# OTA channels have no program information



## Stingray (Dec 22, 2003)

Sorry if this is old-hash, but my 942 does not show any program info in the guide for my digital OTA stations. 

Tech support seems to be unaware of the problem. Do you know if this is a known bug or do I have a unique problem. 

I do subscribe to my Dish locals and this problem does not affect my 921! 

Please advise. Thanks, Stingray


----------



## lakebum431 (Jun 30, 2005)

Is this a new problem for you (did you have program guide information before)? 
How long have you had your 942 set up? It can take several hours to get the guide information.


----------



## Stingray (Dec 22, 2003)

*lakebum *- The 942 has been in service since last November with no guide info ever for the digital OTA's. Under tech support direction, I have rebooted from front panel and power cord etc., as well as changing setup of locals - all with no improvement. Every call to tech service is like the first time they have ever heard of this problem. Discouraging to say the least!

If this problem IS unique to my receiver I may be able to get them to replace it. If not, I will have to wait for a software fix IF they ever do one!

Stingray


----------



## intrac (Apr 2, 2006)

I have the same issue with my 211. All the OTAs on my 211 say DIGITAL SERVICE only. They contain no PSIP info. 

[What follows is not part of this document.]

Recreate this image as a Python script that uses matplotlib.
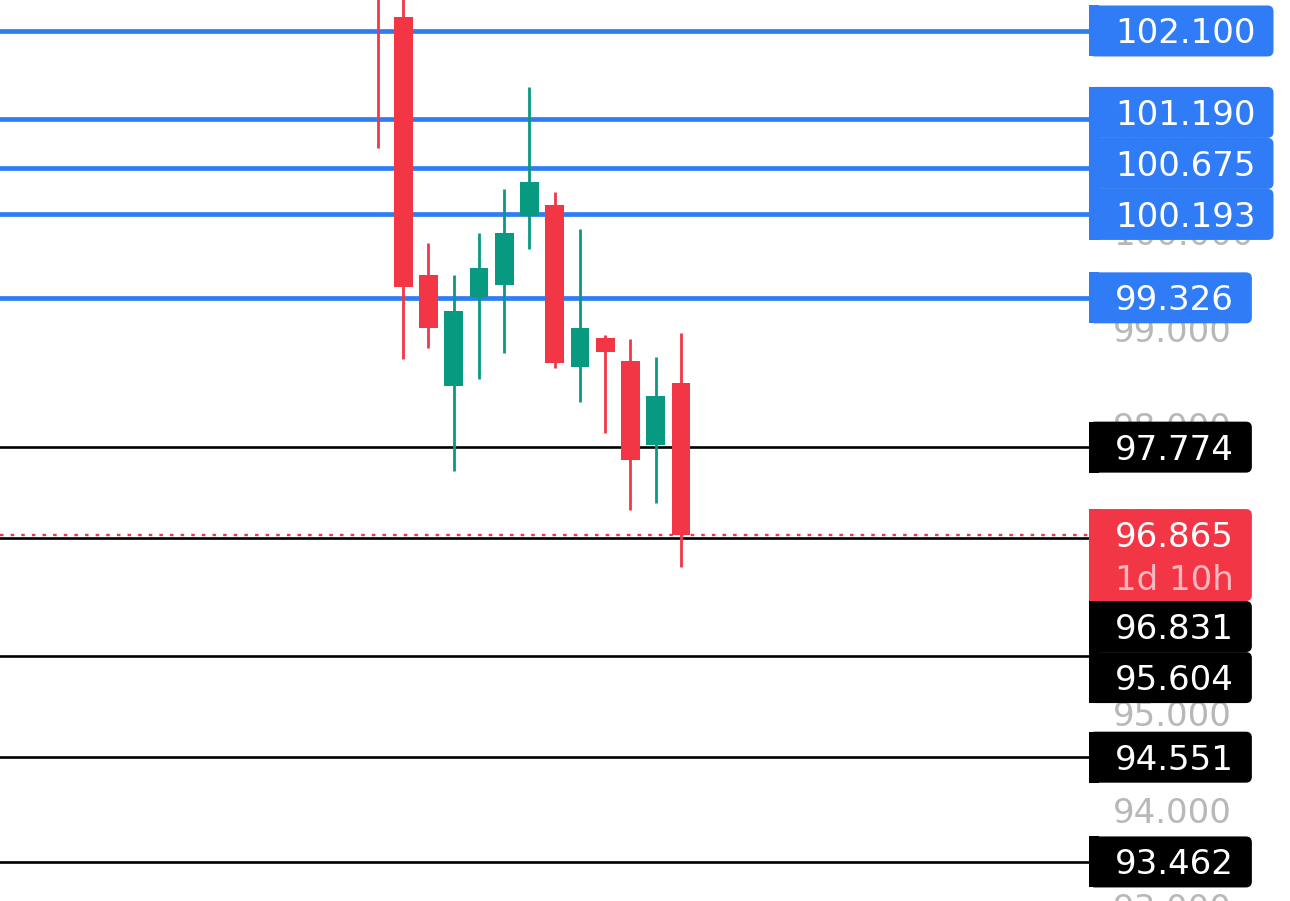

The built-in ATSC tuner on my TV gives only the current info, but no extended info.


----------



## Jon Spackman (Feb 7, 2005)

Stringray- You do subscribe to dish locals right? Also you have guide info for the sat locals you pay for right?


----------



## SaltiDawg (Aug 30, 2004)

Stingray said:


> *... Every call to tech service is like the first time they have ever heard of this problem. Discouraging to say the least! *


*
You need to call Dish and simply say that you have called numerous times on this problem and it still hasn't been resolved and you would like the 942 replaced so that you can enjoy your programing.*


----------



## Stingray (Dec 22, 2003)

Jon Spackman said:


> Stringray- You do subscribe to dish locals right? Also you have guide info for the sat locals you pay for right?


Yes, I subscribe to my locals and the program guide is complete for the sat locals (also the digital OTA locals on my 921). I'm still wondering if I have a hardware problem with this 942 unit or if it a software compatability problem.

PS: I bought the 942 unit last November second hand, but have paid for the extended warrenty service for several years and hope that would entitle me to a replacement.

Your thoughts please! Stingray


----------



## Jon Spackman (Feb 7, 2005)

Call up dish and ask for a replacement unit. If they require you to, you can sign up for the dish protection plan for $5 a month. Get your new 942 and cancel the protection in a month or so.


----------